Overlooking the beach at Sirolo at sunset.

Overlooking the beach at Sirolo at sunset.

The ocean view from our vantage point near Sirolo.

The ocean view from our vantage point near Sirolo.

Overlooking the town of Numana.

Overlooking the town of Numana.

Ocean views as dusk settles over the province of Ancona.

Ocean views as dusk settles over the province of Ancona.
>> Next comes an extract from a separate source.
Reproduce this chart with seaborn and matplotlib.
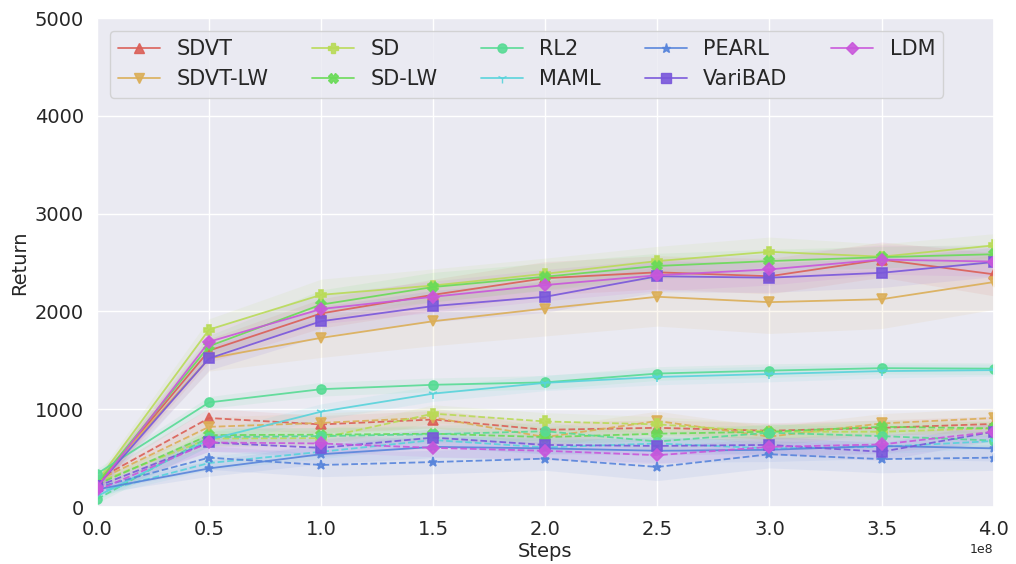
import numpy as np
import pandas as pd
import matplotlib
matplotlib.use("Agg")
import matplotlib.pyplot as plt
import seaborn as sns
from matplotlib.lines import Line2D

steps = [0.0, 0.5e8, 1.0e8, 1.5e8, 2.0e8, 2.5e8, 3.0e8, 3.5e8, 4.0e8]
methods = ["SDVT", "SDVT-LW", "SD", "SD-LW", "RL2", "MAML", "PEARL", "VariBAD", "LDM"]
markers = ["^", "v", "P", "X", "o", "1", "*", "s", "D"]

# solid lines (training tasks)
solid = {
    "SDVT":    [230, 1600, 1980, 2170, 2340, 2400, 2360, 2530, 2380],
    "SDVT-LW": [250, 1520, 1730, 1900, 2030, 2150, 2095, 2125, 2300],
    "SD":      [260, 1815, 2170, 2265, 2385, 2515, 2610, 2560, 2675],
    "SD-LW":   [240, 1645, 2070, 2250, 2355, 2465, 2515, 2555, 2585],
    "RL2":     [340, 1070, 1205, 1250, 1275, 1365, 1395, 1420, 1415],
    "MAML":    [110, 690, 975, 1160, 1270, 1330, 1360, 1390, 1400],
    "PEARL":   [180, 395, 540, 615, 600, 575, 585, 625, 600],
    "VariBAD": [210, 1520, 1900, 2055, 2150, 2360, 2345, 2395, 2505],
    "LDM":     [200, 1690, 2025, 2150, 2270, 2370, 2430, 2530, 2510],
}
solid_std = {
    "SDVT":    [60, 120, 150, 160, 170, 170, 180, 180, 220],
    "SDVT-LW": [60, 130, 200, 250, 280, 300, 320, 300, 280],
    "SD":      [60, 110, 160, 170, 160, 150, 150, 130, 120],
    "SD-LW":   [60, 110, 150, 150, 140, 130, 120, 110, 100],
    "RL2":     [50, 60, 70, 70, 70, 70, 70, 60, 60],
    "MAML":    [40, 70, 80, 80, 80, 80, 80, 70, 60],
    "PEARL":   [40, 80, 100, 110, 110, 120, 120, 130, 130],
    "VariBAD": [60, 120, 150, 160, 160, 160, 150, 150, 150],
    "LDM":     [60, 130, 150, 160, 160, 160, 160, 150, 150],
}
# dashed lines (test tasks)
dashed = {
    "SDVT":    [280, 910, 845, 895, 790, 810, 780, 810, 850],
    "SDVT-LW": [270, 820, 860, 915, 715, 880, 720, 855, 910],
    "SD":      [250, 700, 705, 955, 875, 845, 770, 770, 805],
    "SD-LW":   [230, 735, 740, 750, 715, 750, 770, 820, 805],
    "RL2":     [80, 715, 725, 745, 775, 670, 760, 725, 680],
    "MAML":    [150, 450, 565, 685, 610, 650, 600, 615, 675],
    "PEARL":   [200, 505, 430, 460, 495, 410, 540, 490, 505],
    "VariBAD": [210, 660, 605, 710, 635, 625, 635, 565, 770],
    "LDM":     [170, 660, 650, 605, 575, 530, 615, 640, 770],
}
dashed_std = {
    "SDVT":    [50, 100, 90, 90, 80, 80, 80, 80, 80],
    "SDVT-LW": [50, 100, 100, 100, 100, 100, 100, 100, 100],
    "SD":      [50, 80, 80, 90, 90, 80, 80, 80, 80],
    "SD-LW":   [50, 70, 70, 70, 70, 70, 70, 70, 70],
    "RL2":     [40, 90, 90, 90, 90, 90, 90, 90, 90],
    "MAML":    [40, 70, 70, 70, 70, 70, 70, 70, 70],
    "PEARL":   [40, 120, 120, 120, 120, 140, 140, 140, 130],
    "VariBAD": [50, 90, 90, 90, 90, 90, 90, 90, 90],
    "LDM":     [50, 90, 90, 90, 90, 90, 90, 90, 90],
}

sns.set_theme(style="darkgrid")
plt.rcParams["font.family"] = ["DejaVu Sans"]

colors = sns.color_palette("hls", 10)[:len(methods)]

fig, ax = plt.subplots(figsize=(10.16, 5.64), dpi=100)
fig.subplots_adjust(left=0.0955, right=0.978, top=0.968, bottom=0.101)

rows = []
for m in methods:
    for variant, src in (("train", solid), ("test", dashed)):
        for s, v in zip(steps, src[m]):
            rows.append({"method": m, "variant": variant, "step": s, "ret": v})
df = pd.DataFrame(rows)

for m, mk, c in zip(methods, markers, colors):
    for variant, src_std, ls in (("train", solid_std, "-"), ("test", dashed_std, "--")):
        sub = df[(df.method == m) & (df.variant == variant)]
        y = sub["ret"].to_numpy()
        sd = np.array(src_std[m])
        ax.fill_between(sub["step"], y - sd, y + sd, color=c, alpha=0.09, linewidth=0)
        sns.lineplot(data=sub, x="step", y="ret", ax=ax, color=c, linestyle=ls,
                     marker=mk, markersize=6.5, markeredgecolor=c, markeredgewidth=1.2,
                     linewidth=1.3, alpha=0.9, legend=False)

handles = [Line2D([], [], color=c, marker=mk, markersize=6.5, linewidth=1.3,
                  markeredgecolor=c, alpha=0.9) for mk, c in zip(markers, colors)]
ax.legend(handles, methods, ncol=5, loc="upper left", fontsize=15,
          columnspacing=2.1, handlelength=2.0, borderaxespad=0.6, frameon=True)

ax.set_xlim(0, 4e8)
ax.set_ylim(0, 5000)
ax.set_xticks(steps)
ax.ticklabel_format(axis="x", style="sci", scilimits=(0, 0))
ax.xaxis.get_offset_text().set_fontsize(9)
ax.tick_params(axis="both", labelsize=14)
ax.set_xlabel("Steps", fontsize=14, labelpad=2)
ax.set_ylabel("Return", fontsize=14)

fig.savefig("out.png", dpi=100)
After wandering through the old, steep streets, we headed back to the car and went home. I didn’t ask, but in a small town like Ancona I assumed that there wasn’t much of a nightlife scene, gay or otherwise. Even if there was, I don’t think I would have bothered going. My time in Ancona had been all about relaxing and taking the down time that I had been unable to take in the past couple of weeks. I helped Ike make some dinner and we had some more wine before retiring to bed. He was leaving for a work trip the following day, and I had several trains to catch. But I’d had a fun and memorable few days with Ike in Ancona. He’d told me that it was often just a passing through town for so many people, and that people rarely discovered the little gems of beauty it contained. At that moment, I was eternally grateful that I’d decided to travel the way I was travelling: solo, using Couchsurfing, and meeting all kinds of interesting locals along the way. It assured me that not only was I having an amazing once in a lifetime trip, but that I was seeing parts of the world that many other travels might breeze over without a second glance.